The story-telling concept was the route I decided to go down. I have created these hand-written style typography prints, that wrap around the packaging for the hair removal products. Each product range has a different story, spoken in first point of view, and the tone of voice is meant to be fun, but most importantly relatable to the consumer.
The purpose of these stories is for my audience to engage with them, relate with them, and perhaps question why they choose to remove hair. Do they remove hair for themselves? Or is it due to the everyday pressures in society these days, to look like the ‘perfect human’. We really go through a lot of effort, and sometimes pain, in order to remove something that is naturally supposed to be there. So, who else is more important than yourself in this situation?
Deviant Hair Removal wants it’s consumers to resist societal pressures, and feel happy in their natural skin.

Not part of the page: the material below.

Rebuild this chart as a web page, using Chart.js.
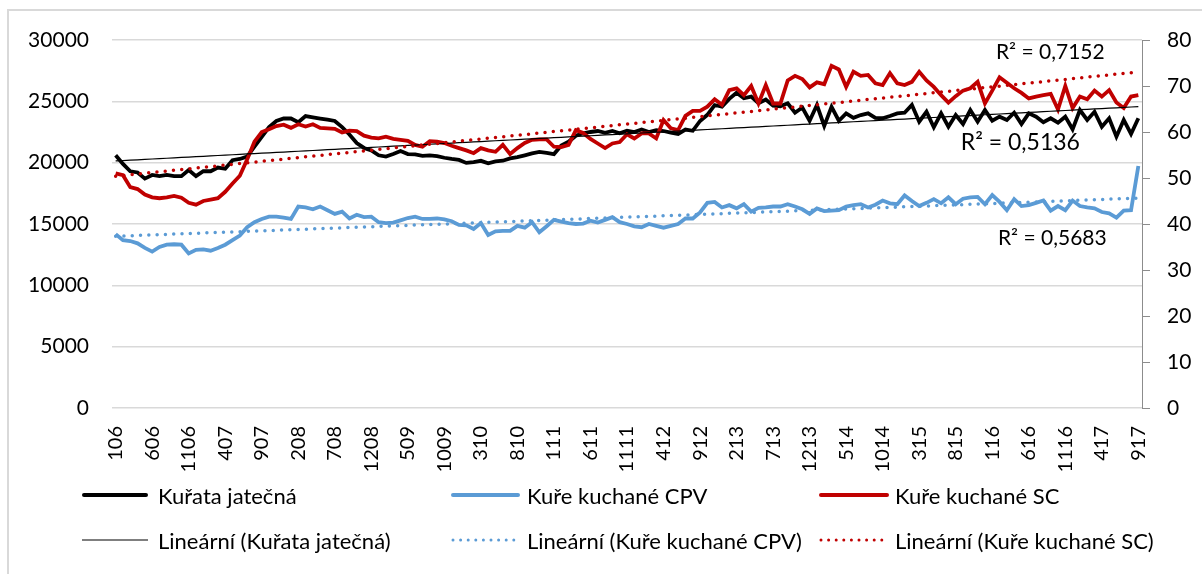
<!DOCTYPE html>
<html>
<head>
<meta charset="utf-8">
<script src="https://cdn.jsdelivr.net/npm/chart.js@4.4.1/dist/chart.umd.min.js"></script>
<style>
html,body{margin:0;padding:0;background:#fff;}
#wrap{position:relative;width:1202px;height:574px;overflow:hidden;font-family:Lato,"Liberation Sans",sans-serif;}
#frame{position:absolute;left:7px;top:9px;width:1400px;height:800px;border:2px solid #d9d9d9;box-sizing:border-box;}
#c{position:absolute;left:0;top:0;}
.lg{position:absolute;height:30px;display:flex;align-items:center;white-space:nowrap;color:#000;font-size:22px;}
.lg svg{display:block;}
</style>
</head>
<body>
<div id="wrap">
  <div id="frame"></div>
  <canvas id="c" width="1202" height="574"></canvas>
</div>
<script>
// ---- categories: month + 2-digit year, 1/2006 .. 9/2017 ----
const categories = [];
for (let y = 2006; y <= 2017; y++) {
  for (let m = 1; m <= 12; m++) {
    if (y === 2017 && m > 9) break;
    categories.push(String(m) + String(y % 100).padStart(2, '0'));
  }
}

// ---- series values ----
// Kuřata jatečná (left axis, Kč/t)
const kurataJatecna = [
  20600,19900,19300,19200,18700,19000,18900,19000,18900,18900,
  19400,18900,19300,19300,19600,19500,20200,20300,20500,21300,
  22100,22900,23400,23600,23600,23300,23800,23700,23600,23500,
  23400,22900,22300,21600,21200,21000,20600,20500,20700,20950,
  20700,20680,20550,20600,20540,20400,20300,20220,19980,20050,
  20150,19950,20100,20160,20350,20450,20600,20760,20880,20800,
  20700,21400,21700,22200,22400,22500,22580,22440,22580,22400,
  22600,22500,22700,22500,22650,22580,22450,22340,22700,22600,
  23400,23900,24700,24560,25200,25700,25250,25380,24850,25150,
  24650,24600,24840,24070,24500,23420,24700,23000,24550,23420,
  24020,23650,23880,24020,23650,23620,23800,24020,24070,24700,
  23340,24150,22880,24020,22930,23890,23150,24290,23340,24290,
  23420,23750,23480,24070,23150,24020,23750,23300,23620,23260,
  23750,22720,24290,23480,24150,22930,23620,22120,23480,22340,
  23620
];
// Kuře kuchané CPV (right axis, Kč/kg)
const kureCPV = [
  37.8,36.5,36.3,35.8,34.8,34.0,35.0,35.5,35.6,35.5,
  33.6,34.4,34.5,34.2,34.8,35.5,36.5,37.5,39.3,40.4,
  41.1,41.6,41.6,41.4,41.1,43.8,43.6,43.2,43.8,43.0,
  42.2,42.7,41.2,42.0,41.5,41.6,40.4,40.2,40.3,40.8,
  41.3,41.6,41.1,41.1,41.2,41.0,40.6,39.8,39.7,38.9,
  40.2,37.6,38.4,38.5,38.5,39.6,39.2,40.4,38.2,39.5,
  40.9,40.5,40.2,40.0,40.1,40.7,40.3,40.9,41.5,40.4,
  40.0,39.5,39.3,40.0,39.6,39.2,39.6,40.0,41.2,41.2,
  42.5,44.6,44.8,43.6,44.1,43.4,44.3,42.7,43.5,43.6,
  43.8,43.8,44.3,43.8,43.2,42.2,43.4,42.8,42.9,43.0,
  43.8,44.1,44.3,43.6,44.2,45.1,44.5,44.3,46.2,45.0,
  43.9,44.6,45.4,44.5,45.8,44.3,45.5,45.8,45.9,44.3,
  46.3,44.8,43.0,45.4,43.9,44.1,44.6,45.1,42.9,43.9,
  43.0,45.1,43.9,43.6,43.4,42.6,42.3,41.4,42.9,43.0,
  52.6
];
// Kuře kuchané SC (right axis, Kč/kg)
const kureSC = [
  51.0,50.6,48.0,47.6,46.4,45.8,45.6,45.8,46.1,45.7,
  44.6,44.2,45.0,45.3,45.6,47.0,48.8,50.5,54.0,57.9,
  60.0,60.6,61.3,61.6,60.9,61.7,61.2,61.7,60.9,60.8,
  60.7,59.9,60.3,60.2,59.2,58.8,58.6,59.0,58.5,58.3,
  58.1,57.2,56.8,58.0,57.9,57.6,57.0,56.5,56.0,55.4,
  56.5,56.0,55.7,57.2,55.2,56.5,57.6,58.3,58.4,58.4,
  56.8,56.7,57.2,60.4,59.8,58.5,57.5,56.5,57.5,57.8,
  59.5,58.6,59.7,59.7,58.6,62.6,60.8,60.4,63.5,64.6,
  64.6,65.5,67.1,65.9,69.1,69.5,68.0,70.0,66.2,70.2,
  66.2,66.2,71.2,72.2,71.5,69.7,70.8,70.4,74.4,73.6,
  69.8,73.1,72.2,72.4,70.6,70.2,72.8,70.6,70.2,70.9,
  73.1,71.2,69.8,68.0,66.4,67.8,69.0,69.5,70.9,66.2,
  69.0,71.9,70.7,69.5,68.5,67.3,67.7,68.0,68.3,64.9,
  70.0,65.2,67.7,67.1,69.0,67.7,69.1,66.4,65.2,67.7,
  68.0
];
// R² texts as printed on the chart
const r2Texts = ['R² = 0,5136', 'R² = 0,5683', 'R² = 0,7152'];

// least-squares linear trend (as Excel "Lineární" trendline)
function linearTrend(values) {
  const n = values.length;
  let sx = 0, sy = 0, sxx = 0, sxy = 0;
  values.forEach((v, i) => { sx += i; sy += v; sxx += i * i; sxy += i * v; });
  const b = (n * sxy - sx * sy) / (n * sxx - sx * sx);
  const a = (sy - b * sx) / n;
  return values.map((_, i) => a + b * i);
}

const FONT = 'Lato';
const BLACK = '#000000', BLUE = '#5B9BD5', RED = '#C00000';

const datasets = [
  { label: 'Kuřata jatečná', data: kurataJatecna, yAxisID: 'y', borderColor: BLACK, borderWidth: 3.8, order: 6, lg: 'solid' },
  { label: 'Kuře kuchané CPV', data: kureCPV, yAxisID: 'y1', borderColor: BLUE, borderWidth: 3.8, order: 5, lg: 'solid' },
  { label: 'Kuře kuchané SC', data: kureSC, yAxisID: 'y1', borderColor: RED, borderWidth: 3.8, order: 4, lg: 'solid' },
  { label: 'Lineární (Kuřata jatečná)', data: linearTrend(kurataJatecna), yAxisID: 'y', borderColor: BLACK, borderWidth: 1.2, order: 3, lg: 'thin' },
  { label: 'Lineární (Kuře kuchané CPV)', data: linearTrend(kureCPV), yAxisID: 'y1', borderColor: BLUE, borderWidth: 3.5, borderDash: [0, 8.3], borderCapStyle: 'round', order: 2, lg: 'dot' },
  { label: 'Lineární (Kuře kuchané SC)', data: linearTrend(kureSC), yAxisID: 'y1', borderColor: RED, borderWidth: 3.5, borderDash: [0, 8.3], borderCapStyle: 'round', order: 1, lg: 'dot' }
].map(d => Object.assign({ pointRadius: 0, pointHoverRadius: 0, tension: 0, fill: false }, d));

// R² labels, anchored to the end of each trendline
const r2Plugin = {
  id: 'r2',
  afterDatasetsDraw(chart) {
    const ctx = chart.ctx;
    const items = [
      { ds: 3, text: r2Texts[0], dx: -118, dy: 36, size: 23 },
      { ds: 4, text: r2Texts[1], dx: -86, dy: 40, size: 21 },
      { ds: 5, text: r2Texts[2], dx: -88, dy: -20, size: 21 }
    ];
    ctx.save();
    ctx.fillStyle = '#000';
    ctx.textAlign = 'center';
    ctx.textBaseline = 'middle';
    items.forEach(it => {
      const pts = chart.getDatasetMeta(it.ds).data;
      const p = pts[pts.length - 1];
      ctx.font = it.size + 'px ' + FONT;
      ctx.fillText(it.text, p.x + it.dx, p.y + it.dy);
    });
    ctx.restore();
  }
};

const chart = new Chart(document.getElementById('c'), {
  type: 'line',
  data: { labels: categories, datasets },
  options: {
    responsive: false,
    animation: false,
    devicePixelRatio: 1,
    layout: { padding: { top: 40, left: 0, right: 0, bottom: 0 } },
    plugins: { legend: { display: false }, tooltip: { enabled: false } },
    scales: {
      x: {
        type: 'category',
        offset: true,
        grid: { display: false, drawTicks: false },
        border: { display: false },
        ticks: {
          autoSkip: false, maxRotation: 90, minRotation: 90, padding: 18,
          color: '#000', font: { family: FONT, size: 20 },
          callback: function (v, i) { return i % 5 === 0 ? this.getLabelForValue(v) : null; }
        },
        afterFit(s) { s.height = 166; }
      },
      y: {
        position: 'left', min: 0, max: 30000,
        grid: { color: '#d9d9d9', lineWidth: 1.5, drawTicks: false },
        border: { display: false },
        ticks: { stepSize: 5000, padding: 23, color: '#000', font: { family: FONT, size: 21 },
          callback: v => String(v) },
        afterFit(s) { s.width = 112; }
      },
      y1: {
        position: 'right', min: 0, max: 80,
        grid: { drawOnChartArea: false, drawTicks: true, tickLength: 8, color: '#8c8c8c', lineWidth: 1 },
        border: { display: true, color: '#8c8c8c', width: 1 },
        ticks: { stepSize: 10, padding: 17, color: '#000', font: { family: FONT, size: 21 },
          callback: v => String(v) },
        afterFit(s) { s.width = 60; }
      }
    }
  },
  plugins: [r2Plugin]
});

// ---- legend (HTML, built from the datasets) ----
const wrap = document.getElementById('wrap');
const legendCols = [{ line: 82, w: 66, text: 158 }, { line: 451, w: 69, text: 527 }, { line: 819, w: 70, text: 895 }];
const legendRows = [495, 540];
chart.data.datasets.forEach((d, i) => {
  const col = legendCols[i % 3], rowY = legendRows[Math.floor(i / 3)];
  const line = document.createElement('div');
  line.className = 'lg';
  line.style.left = col.line + 'px';
  line.style.top = (rowY - 15) + 'px';
  let stroke;
  if (d.lg === 'solid') stroke = `<line x1="2" y1="15" x2="${col.w - 2}" y2="15" stroke="${d.borderColor}" stroke-width="4" stroke-linecap="round"/>`;
  else if (d.lg === 'thin') stroke = `<line x1="0" y1="15" x2="${col.w}" y2="15" stroke="${d.borderColor}" stroke-width="1.2"/>`;
  else stroke = `<line x1="2" y1="15" x2="${col.w - 2}" y2="15" stroke="${d.borderColor}" stroke-width="3" stroke-linecap="round" stroke-dasharray="0 7.6"/>`;
  line.innerHTML = `<svg width="${col.w}" height="30">${stroke}</svg>`;
  wrap.appendChild(line);
  const txt = document.createElement('div');
  txt.className = 'lg';
  txt.style.left = col.text + 'px';
  txt.style.top = (rowY - 15) + 'px';
  txt.textContent = d.label;
  wrap.appendChild(txt);
});
</script>
</body>
</html>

My mock up shots of the razor packs. Each pack contains a razor, with two refills. There are 3 products within the range. Razors dedicated to body areas, rather than genders. One for the face, the body, and for those more delicate areas. Research suggests that different razors should be used for different reasons. ‘Female’ razors are created to cover a larger surface area, which is shown in the larger razor head, whereas ‘Male’ razors are made for tougher hairs, such as on the face. Deviant razors look to cut out the gender segment, and provide a neutral range for everyone to use.
My mock up shots of the Waxing packs. Similiarly there are 3 products in the range. Like the raxors, the wax is dedicated for certain areas of the body. One for the face, the body and those delicate areas again. Waxing is perhaps typically seen as quite a feminine activity, but in fact all genders do participate in waxing, whether that is their legs, their chest, or their back. Deviant hair removal provides products that doesn’t make men ‘feel girly’ or females ‘feel manly’.
My mock up shots of the tweezer packs. Again, there are 3 products in the range. A slanted one, a rounded one, and a pointed tweezer. All of the Deviant products are packaged in boxes, and therefore the materials used are a sustainable option. On the bottom of the packs, consumers are asked to ‘Please deviate responsibly and recycle this pack’ since we don’t want them to deviate from social norms all too much do we!
Since we like to do things differently, why would we want to make a standard ‘boring’ magazine advert. We deviate, we go against the norm. The idea behind these magazine adverts is that the design runs over to the next page, in a landscape way, rather than a portraiture way. Plus double impact, making the consumer see the advert twice. The advert would be placed in a mix of different gender magazines. Girly ones such as Cosmopolitan and Glamour, but also Men’s magazines such as Men’s Health, and GQ. With it being a mass market product, the aim is to get it out there to all post-demographics.